Vyacheslav TRUNOV, who works in the department of Zaporizhzhia Public Prosecutor’s Office, investigating the causes of road accidents, expresses the same viewpoint. In his opinion, no thinking person, even one driven into despair by unemployment, will risk going into the business of throwing themselves in front of cars. There are more than enough road accidents involving pedestrians. However, according to statistics, in eighty cases out of a hundred the technical investigation or the court (if a person was killed as a result of the accident) the driver is acquitted. “Let’s assume that the deliberately caused accidents do exist. But I doubt it that it will be so simple for the injured to catch his victim on the hook of blackmail. But then in this world anything is possible.” But in any case, the undeniable fact is that fraud is one of the easiest and, more importantly, one of the fastest ways to make money. And it enjoys more and more popularity among the people. Like they say, the less you wear, the wiser you are. What is terrifying is how Ukrainians can risk their lives to survive.

INCIDENTALLY

Games like those played by the stunt man from Zaporizhzhia are like Russian roulette, for sooner or later such a dangerous action as a jumping in front of a car in order to get compensation for injuries could incur the added expense of burying the daredevil. According to the head of the fund for protection of the injured of the Motor (transport) Bureau of Ukraine, Tetiana BABENKO, an accident victim can receive compensation in two cases. First, if the driver who hit the pedestrian is insured and has a sense of civic responsibility. In this case all the losses incurred as a result of temporary incapability of the injured are compensated not by the person to blame for the accident but by the insurance company. The second case is if the unlucky pedestrian is left lying on the roadway by a hit-and-run driver. Then compensation to the injured or his family (if unlucky crossing had fatal consequences) is paid by the Motor Bureau of Ukraine. In any case the guilt of the driver must be proven in advance by the State Auto Inspection. And only after guilt has been proven can the injured expect to receive compensation. As to the mental condition of the Zaporizhzhia kamikaze, Ms. Babenko thinks that such people need to seek help from a psychologist, for making money in such an original way is a very hazardous affair.

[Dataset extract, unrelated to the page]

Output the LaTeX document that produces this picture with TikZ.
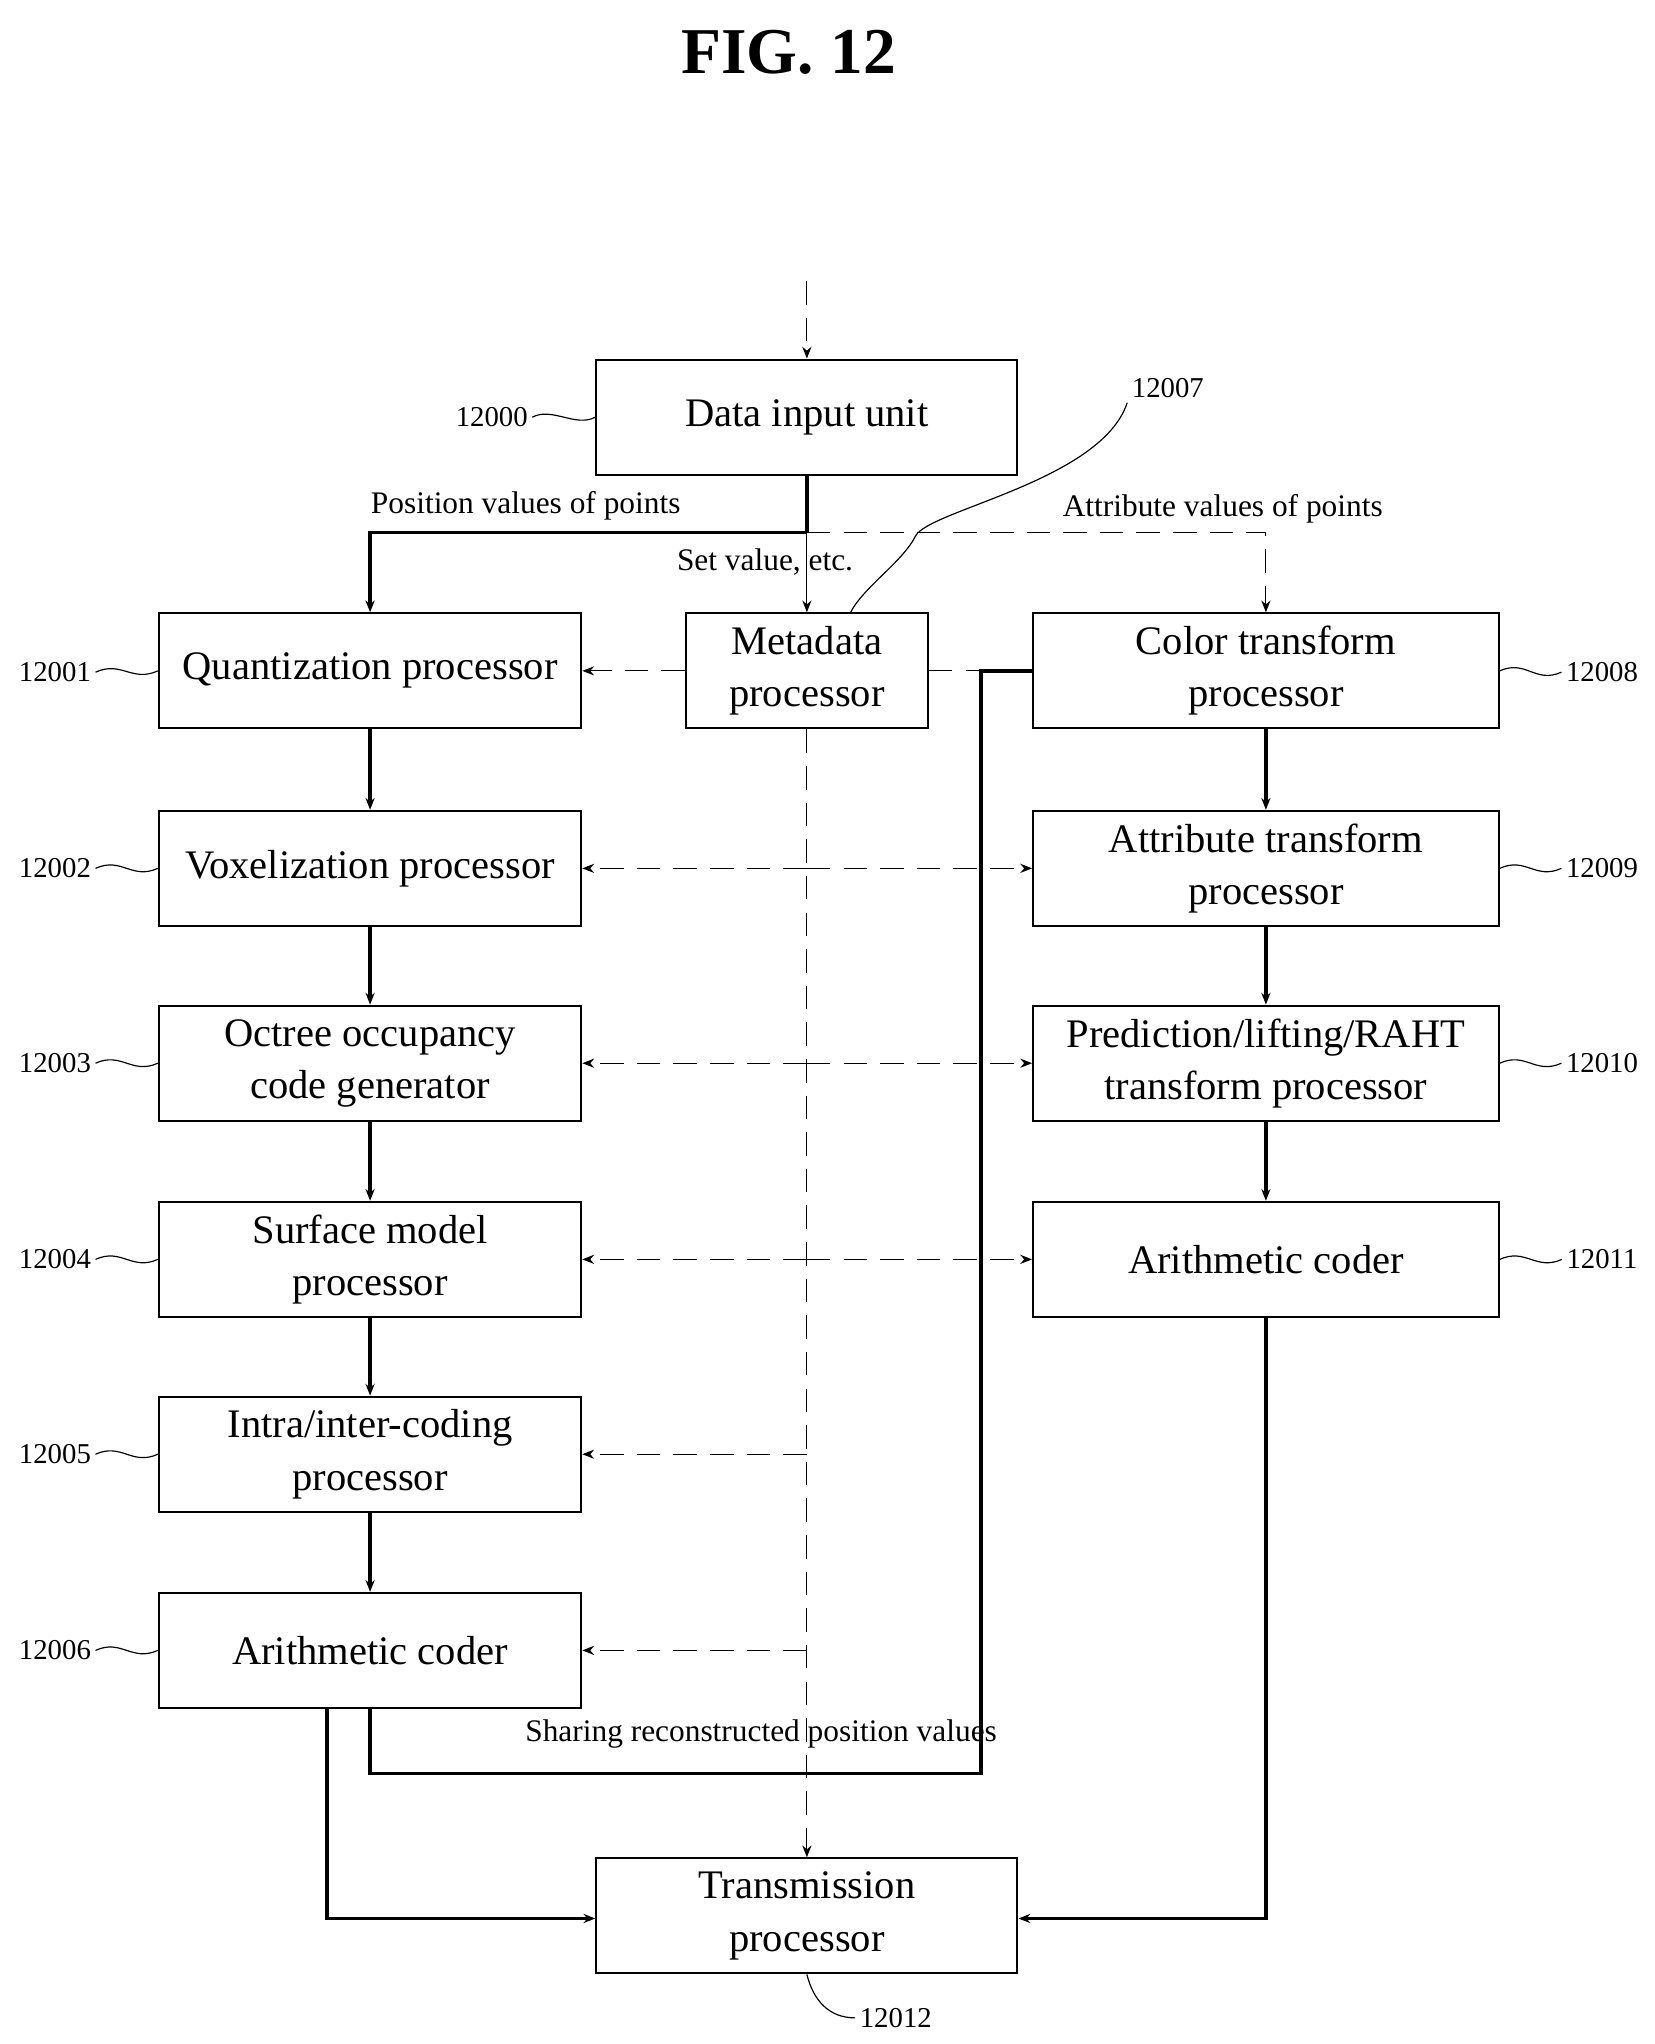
\documentclass[tikz,border=0pt]{standalone}
\usepackage{fontspec}
\setmainfont{Liberation Serif}
\usetikzlibrary{arrows.meta}
\begin{document}
\begin{tikzpicture}[x=1pt,y=-1pt,
  box/.style={draw,line width=1.6pt,align=center,inner sep=0pt,font=\fontsize{31}{40}\selectfont},
  thick/.style={line width=2.6pt},
  thin/.style={line width=0.9pt},
  dsh/.style={line width=0.9pt,dash pattern=on 18pt off 10pt},
  arr/.style={-{Stealth[length=9pt,width=7pt]}},
  lab/.style={font=\fontsize{22}{24}\selectfont},
  txt/.style={font=\fontsize{24}{26}\selectfont}]
\useasboundingbox (0,0) rectangle (1265,1563);
\node[font=\fontsize{50}{56}\selectfont\bfseries] (title) at (603,40) {FIG. 12};
% boxes
\def\B#1#2#3#4#5#6{\node[box,minimum width=#3pt,minimum height=88pt] (#1) at (#4,#5) {#6};}
\B{din}{}{322}{617}{319}{Data input unit}
\B{q}{}{323}{283}{513}{Quantization processor}
\B{v}{}{323}{283}{664}{Voxelization processor}
\B{o}{}{323}{283}{813}{Octree occupancy\\code generator}
\B{s}{}{323}{283}{963}{Surface model\\processor}
\B{ic}{}{323}{283}{1112}{Intra/inter-coding\\processor}
\B{ac}{}{323}{283}{1262}{Arithmetic coder}
\B{m}{}{185}{617}{513}{Metadata\\processor}
\B{ct}{}{356}{968}{513}{Color transform\\processor}
\B{at}{}{356}{968}{664}{Attribute transform\\processor}
\B{pl}{}{356}{968}{813}{Prediction/lifting/RAHT\\transform processor}
\B{ac2}{}{356}{968}{963}{Arithmetic coder}
\B{tp}{}{322}{617}{1465}{Transmission\\processor}
% top
\coordinate (top) at (617,215);
\draw[dsh,arr] (top) -- (din.north);
\coordinate (j) at (617,407);
\draw[thick] (din.south) -- (j);
\draw[thick,arr] (j) -| (q.north);
\draw[dsh,arr] (j) -| (ct.north);
\draw[thin,arr] (j) -- (m.north);
\node[txt] (pv) at (402,387) {Position values of points};
\node[txt] (av) at (935,389) {Attribute values of points};
\node[txt] (sv) at (585,430) {Set value, etc.};
% metadata distribution
\draw[dsh,arr] (m.west) -- (q.east);
\coordinate (mr) at (750,513);
\draw[dsh] (m.east) -- (mr);
\draw[dsh,arr] (m.south) -- (tp.north);
\foreach \a/\b/\y in {v/at/664,o/pl/813,s/ac2/963}{
  \coordinate (c\a) at (617,\y);
  \draw[dsh,arr] (c\a) -- (\a.east);
  \draw[dsh,arr] (c\a) -- (\b.west);}
\foreach \a/\y in {ic/1112,ac/1262}{
  \coordinate (c\a) at (617,\y);
  \draw[dsh,arr] (c\a) -- (\a.east);}
% vertical chains
\draw[thick,arr] (q) -- (v);
\draw[thick,arr] (v) -- (o);
\draw[thick,arr] (o) -- (s);
\draw[thick,arr] (s) -- (ic);
\draw[thick,arr] (ic) -- (ac);
\draw[thick,arr] (ct) -- (at);
\draw[thick,arr] (at) -- (pl);
\draw[thick,arr] (pl) -- (ac2);
% bottom
\coordinate (s1) at (283,1356);
\coordinate (s2) at (750,1356);
\coordinate (s3) at (750,513);
\draw[thick] (ac.south) -- (s1) -- (s2) -- (s3) -- (ct.west);
\node[txt] (sr) at (582,1326) {Sharing reconstructed position values};
\coordinate (b1) at (250,1306);
\coordinate (b2) at (250,1467);
\draw[thick,arr] (b1) -- (b2) -- (tp.west|-b2);
\coordinate (b3) at (968,1467);
\draw[thick,arr] (ac2.south) -- (b3) -- (tp.east|-b3);
% labels
\newcommand\wv[2]{\draw[thin] (#1) .. controls +(12,-9) and +(-12,9) .. ($(#1)!0.5!(#2)$) .. controls +(12,-9) and +(-12,9) .. (#2);}
\node[lab] (l0) at (376,319) {12000};
\node[lab] (l1) at (42,514) {12001};
\node[lab] (l2) at (42,664) {12002};
\node[lab] (l3) at (42,813) {12003};
\node[lab] (l4) at (42,963) {12004};
\node[lab] (l5) at (42,1112) {12005};
\node[lab] (l6) at (42,1262) {12006};
\node[lab] (l8) at (1225,514) {12008};
\node[lab] (l9) at (1225,664) {12009};
\node[lab] (l10) at (1225,813) {12010};
\node[lab] (l11) at (1225,963) {12011};
\node[lab] (l7) at (893,297) {12007};
\node[lab] (l12) at (685,1543) {12012};
\draw[thin] (l0.east) .. controls +(15,-8) and +(-15,8) .. (din.west);
\foreach \n/\b in {l1/q,l2/v,l3/o,l4/s,l5/ic,l6/ac}
  \draw[thin] (\n.east) .. controls +(20,-9) and +(-20,9) .. (\b.west);
\foreach \n/\b in {l8/ct,l9/at,l10/pl,l11/ac2}
  \draw[thin] (\b.east) .. controls +(20,-9) and +(-20,9) .. (\n.west);
\draw[thin] (l7.south west) .. controls +(-20,60) and +(10,-20) .. (700,410) .. controls +(-10,20) and +(10,-20) .. (650,469);
\draw[thin] (tp.south) .. controls +(5,20) and +(-20,0) .. (l12.west);
\end{tikzpicture}
\end{document}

As The Day was told in the laboratory of individual social psychology of the Institute of Social and Political Psychology, in most such cases the injured is pushed into it by inner stress enhanced by their miserable economic situation. The opinion of psychologists and the absence of statistics on the cases described let us make two conclusions. The first is that to track down phenomena of this kind and to expose such fraud is extremely difficult. The second is more optimistic: such a way of making money is so far not widespread in Ukraine, thank God.